The Federal Aviation Administration has just
received the report on technologies available to identify and track drones in flight.
The 74-member Unmanned Aircraft Systems (UAS) Identification and Tracking Aviation Rulemaking Committee
(ARC) chartered by the FAA in June has submitted its report
The committee comprised members from the aviation community and industry member organizations, law enforcement agencies and
public safety organizations, manufacturers, researchers and standards entities involved with UAS.
Although some recommendations were not unanimous, the group reached general agreement on most.
Highlights of the recommendations include:
- The FAA should consider two methods for remote ID and tracking of drones: direct broadcast (transmitting data in one direction only with no
specific destination or recipient) and network publishing. Both methods would send the data to an FAA-approved internet-based database.

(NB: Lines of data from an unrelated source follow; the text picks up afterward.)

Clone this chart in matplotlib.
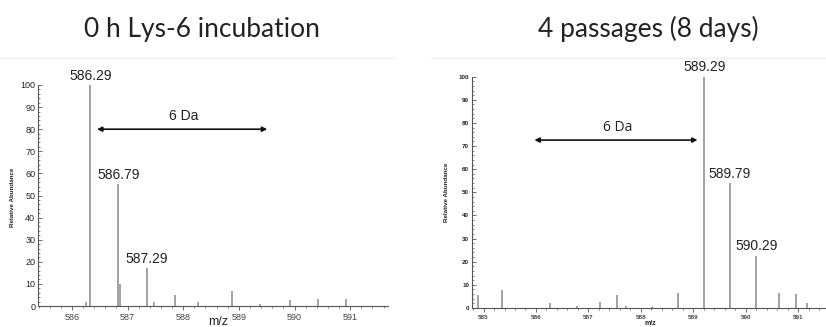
import matplotlib
matplotlib.use("Agg")
import matplotlib.pyplot as plt
from matplotlib.lines import Line2D
from matplotlib.ticker import MultipleLocator

# Left spectrum: 0 h Lys-6 incubation (centroid m/z, relative abundance)
left_mz = [586.26, 586.33, 586.83, 586.86, 587.35, 587.47, 587.86, 588.27, 588.88, 589.38, 589.92, 590.42, 590.93]
left_int = [2, 100, 55, 10, 17, 2, 5, 2, 7, 1, 2.5, 3, 3]
left_labels = ["586.29", "586.79", "587.29"]
left_label_mz = [586.33, 586.83, 587.35]
left_label_int = [100, 55, 17]

# Right spectrum: 4 passages (8 days)
right_mz = [584.89, 585.36, 586.27, 586.78, 587.23, 587.54, 587.72, 588.21, 588.70,
            589.21, 589.70, 590.20, 590.64, 590.96, 591.17]
right_int = [5.8, 7.6, 2, 1, 2.5, 5.8, 1, 0.5, 6.5, 100, 54, 22.6, 6.5, 6, 2]
right_labels = ["589.29", "589.79", "590.29"]
right_label_mz = [589.21, 589.70, 590.20]
right_label_int = [100, 54, 22.6]

titles = ["0 h Lys-6 incubation", "4 passages (8 days)"]
yticks = list(range(0, 101, 10))

fig = plt.figure(figsize=(8.26, 3.27), dpi=100)
ax1 = fig.add_axes([38 / 826, 1 - 306 / 327, 350 / 826, 221 / 327])
ax2 = fig.add_axes([472 / 826, 1 - 308 / 327, 354 / 826, 231.3 / 327])

peak_color = "#8a8a8a"
axis_color = "#555555"
text_color = "#222222"


def draw_spectrum(ax, mz, inten, labels, lab_mz, lab_int, xlim, tick_fs, lab_fs):
    ax.vlines(mz, 0, inten, color=peak_color, linewidth=1.1)
    ax.set_xlim(*xlim)
    ax.set_ylim(0, 100)
    for s in ["top", "right"]:
        ax.spines[s].set_visible(False)
    for s in ["left", "bottom"]:
        ax.spines[s].set_color(axis_color)
        ax.spines[s].set_linewidth(0.8)
    ax.set_yticks(yticks)
    ax.yaxis.set_minor_locator(MultipleLocator(2))
    ax.xaxis.set_major_locator(MultipleLocator(1))
    ax.xaxis.set_minor_locator(MultipleLocator(0.2))
    ax.tick_params(axis="y", direction="in", length=3, width=0.6, color=axis_color,
                   labelsize=tick_fs, labelcolor=text_color, pad=2)
    ax.tick_params(axis="y", which="minor", direction="in", length=1.5, width=0.5, color=axis_color)
    ax.tick_params(axis="x", direction="out", length=3, width=0.6, color=axis_color,
                   labelsize=tick_fs, labelcolor="#444444", pad=2)
    ax.tick_params(axis="x", which="minor", direction="out", length=1.5, width=0.5, color=axis_color)
    for t, x, y in zip(labels, lab_mz, lab_int):
        ax.text(x, y + 1, t, ha="center", va="bottom", fontsize=lab_fs,
                family="Liberation Sans", color=text_color, clip_on=False)


draw_spectrum(ax1, left_mz, left_int, left_labels, left_label_mz, left_label_int,
              (585.39, 591.68), 6.5, 10)
draw_spectrum(ax2, right_mz, right_int, right_labels, right_label_mz, right_label_int,
              (584.78, 591.53), 4.5, 10)

for lab in ax1.get_xticklabels() + ax1.get_yticklabels():
    lab.set_family("Liberation Sans")
for lab in ax2.get_xticklabels() + ax2.get_yticklabels():
    lab.set_family("Liberation Sans")
    lab.set_fontweight("bold")

# 6 Da arrows
ax1.annotate("", xy=(586.45, 80), xytext=(589.51, 80),
             arrowprops=dict(arrowstyle="<|-|>", color="#111111", lw=1.2,
                             mutation_scale=7, shrinkA=0, shrinkB=0))
ax1.text(588.0, 83, "6 Da", ha="center", va="bottom", fontsize=10,
         family="Liberation Sans", color=text_color)
ax2.annotate("", xy=(585.97, 72.6), xytext=(589.08, 72.6),
             arrowprops=dict(arrowstyle="<|-|>", color="#111111", lw=1.2,
                             mutation_scale=7, shrinkA=0, shrinkB=0))
ax2.text(587.55, 75, "6 Da", ha="center", va="bottom", fontsize=10,
         family="Open Sans", color=text_color)

# axis labels
fig.text(13 / 826, 1 - 197 / 327, "Relative Abundance", rotation=90, ha="center", va="center",
         fontsize=4.5, fontweight="bold", family="Liberation Sans", color=text_color)
fig.text(447 / 826, 1 - 192 / 327, "Relative Abundance", rotation=90, ha="center", va="center",
         fontsize=4.5, fontweight="bold", family="Liberation Sans", color=text_color)
fig.text(218 / 826, 1 - 322 / 327, "m/z", ha="center", va="center", fontsize=9,
         family="Liberation Sans", color=text_color)
fig.text(650 / 826, 1 - 323.5 / 327, "m/z", ha="center", va="center", fontsize=5,
         family="Liberation Sans", fontweight="bold", color=text_color)

# titles
fig.text(202 / 826, 1 - 36.5 / 327, titles[0], ha="center", va="baseline", fontsize=19,
         family="Lato", color=text_color)
fig.text(648 / 826, 1 - 36.5 / 327, titles[1], ha="center", va="baseline", fontsize=19,
         family="Lato", color=text_color)

# faint panel borders
fig.add_artist(Line2D([0, 394 / 826], [1 - 58 / 327] * 2, color="#eeeeee", lw=0.8))
fig.add_artist(Line2D([431 / 826, 1], [1 - 58 / 327] * 2, color="#eeeeee", lw=0.8))

fig.savefig("out.png", dpi=100)
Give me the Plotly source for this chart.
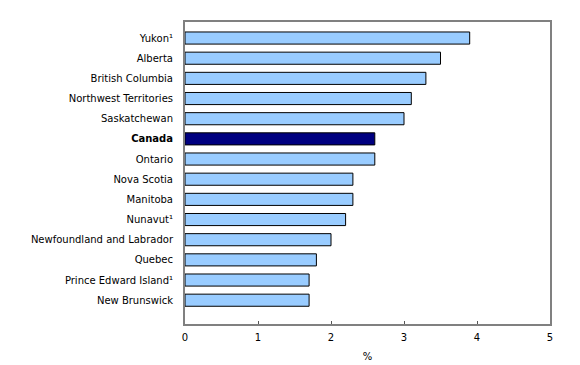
import plotly.graph_objects as go

categories = ["Yukon¹", "Alberta", "British Columbia", "Northwest Territories", "Saskatchewan",
              "Canada", "Ontario", "Nova Scotia", "Manitoba", "Nunavut¹",
              "Newfoundland and Labrador", "Quebec", "Prince Edward Island¹", "New Brunswick"]
values = [3.9, 3.5, 3.3, 3.1, 3.0, 2.6, 2.6, 2.3, 2.3, 2.2, 2.0, 1.8, 1.7, 1.7]
x_ticks = [0, 1, 2, 3, 4, 5]
x_title = "%"

highlight = "Canada"
labels = [f"<b>{c}</b>" if c == highlight else c for c in categories]
colors = ["#000080" if c == highlight else "#99CCFF" for c in categories]

fig = go.Figure(go.Bar(
    x=values, y=labels, orientation="h",
    marker=dict(color=colors, line=dict(color="#000000", width=1)),
    width=0.6,
))

n = len(categories)
fig.update_layout(
    width=580, height=365,
    margin=dict(l=177, r=38, t=12, b=49, pad=0),
    paper_bgcolor="white", plot_bgcolor="white",
    font=dict(family="DejaVu Sans, Verdana, sans-serif", size=10, color="#000000"),
    showlegend=False,
    bargap=0.4,
)
fig.update_xaxes(
    range=[0, 5], tickvals=x_ticks, ticktext=[str(t) for t in x_ticks],
    showgrid=False, zeroline=False,
    showline=True, linecolor="#808080", linewidth=2, mirror=True,
    ticks="inside", ticklen=3, tickcolor="#555555", tickwidth=1,
    ticklabelstandoff=3,
    title=dict(text=x_title, standoff=11, font=dict(size=10)),
)
fig.update_yaxes(
    type="category", categoryorder="array", categoryarray=labels,
    range=[n - 1 + 1.18, -0.795],
    showgrid=False, zeroline=False,
    showline=True, linecolor="#808080", linewidth=2, mirror=True,
    ticks="", ticklabelstandoff=8,
)

fig.write_html("out.html")
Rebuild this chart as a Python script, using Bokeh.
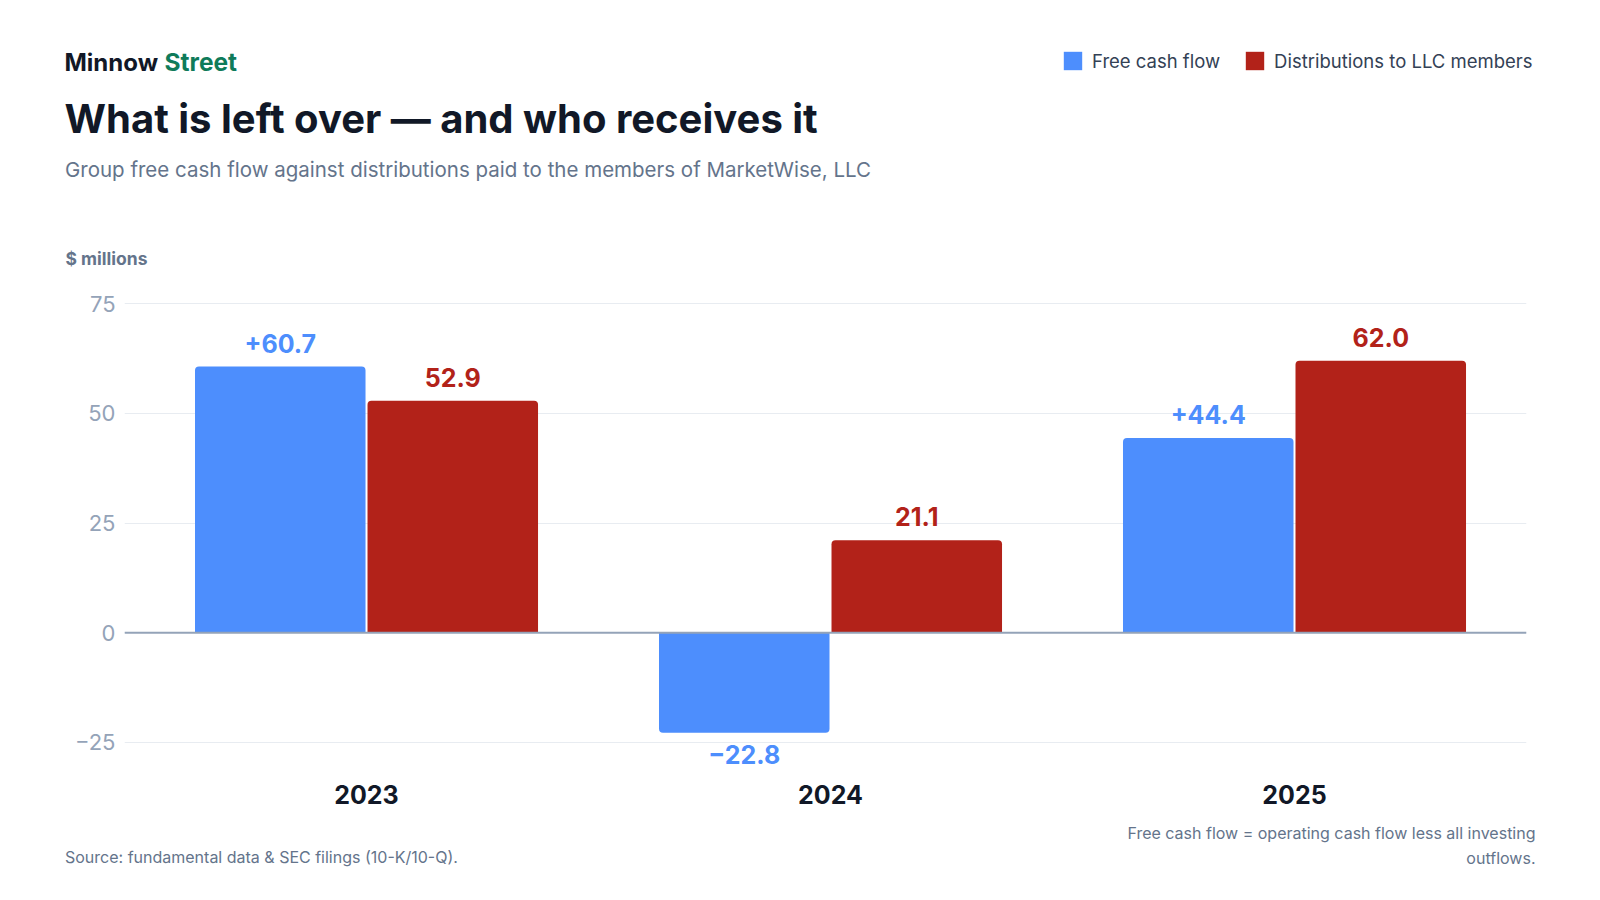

- The data collected must include a unique identifier
for unmanned aircraft, tracking information and drone owner and remote pilot identification.
- The FAA should promote fast-tracked development of industry standards while a final remote ID and
tracking rule is developed, potentially offering incentives for early adoption and relying on educational initiatives to pave the way to the implementation of the rule.
- The FAA should
implement a rule in three stages, with an ultimate goal that all drones manufactured or sold within the United States that comply with the rule must be so labeled.
- The FAA should coordinate
any ID and tracking system with the existing air traffic control system and ensure it does not substantially increase workloads.
- The FAA should exempt drones operating under air traffic
control or those operating under the agency’s discretion.
- The FAA must review privacy considerations, in consultation with privacy experts and other Federal agencies, including
developing a secure system that allows for segmented access to the ID and tracking information. Within the system, only persons authorized by the FAA.
The FAA is expected to use the
data and recommendations to craft a proposed rule for public comment.